S’interrogeant sur les raisons qui ont incité Martin à utiliser l’enregistrement de son compatriote canadien, l’historien de l’art Matthew Jeffrey Abrams avance que Gould et Martin accordent une même importance à la forme, à la variation et à l’obsession dans leur travail. Dans cette optique, on peut également faire un parallèle entre Gabriel et le radio-documentaire expérimental de l’illustre pianiste, The Idea of North, 1967, qui forme le premier volet de sa Solitude Trilogy. L’œuvre présente des entrevues menées auprès de cinq personnes dont les voix s’enchaînent, se superposent et s’entremêlent à la manière d’un contrepoint, dispositif compositionnel que Gould emprunte à Bach.
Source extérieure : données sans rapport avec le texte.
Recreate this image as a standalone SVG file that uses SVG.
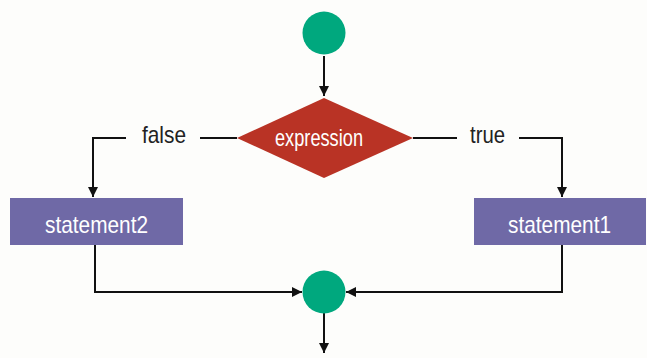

Bien que les cinq personnes interviewées soient au cœur du documentaire, ce dernier a pour véritable objet, dans les mots de Barbara Frum, « la solitude et ce qu’elle signifie pour [Gould] ».

 

Martin, elle-même en quête de solitude sur les mesas du Nouveau-Mexique, braque les projecteurs sur l’enfant qu’est Gabriel, mais explore en réalité le bonheur, l’innocence et la beauté — ces émotions abstraites dont on peut faire l’expérience, selon elle, à travers la contemplation du monde naturel. « Le propos de mon travail est l’émotion », dit Martin dans une déclaration qui pourrait s’appliquer aussi bien à Gabriel qu’à ses tableaux. « Pas l’émotion personnelle, l’émotion abstraite. Ces moments subtils de bonheur dont nous faisons tous l’expérience. » Il faut donc appréhender Gabriel dans le contexte de la peinture abstraite de Martin. Si ces deux formes artistiques sont tout à fait différentes, elles ont en commun d’incarner les émotions irreprésentables vécues par Martin au contact de la nature.

 

En 1977, Martin s’essaie à la production d’un second film, Captivity (Captivité), pour lequel elle écrit un scénario et des dialogues et recrute des acteurs de Kabuki à San Francisco. Le film a été tourné au Nouveau-Mexique et sur l’île de Vancouver, mais est resté inachevé. La même année, la première de Gabriel a été tenue au Los Angeles County Museum of Art et au Institute of Contemporary Art de l’Université de la Pennsylvanie.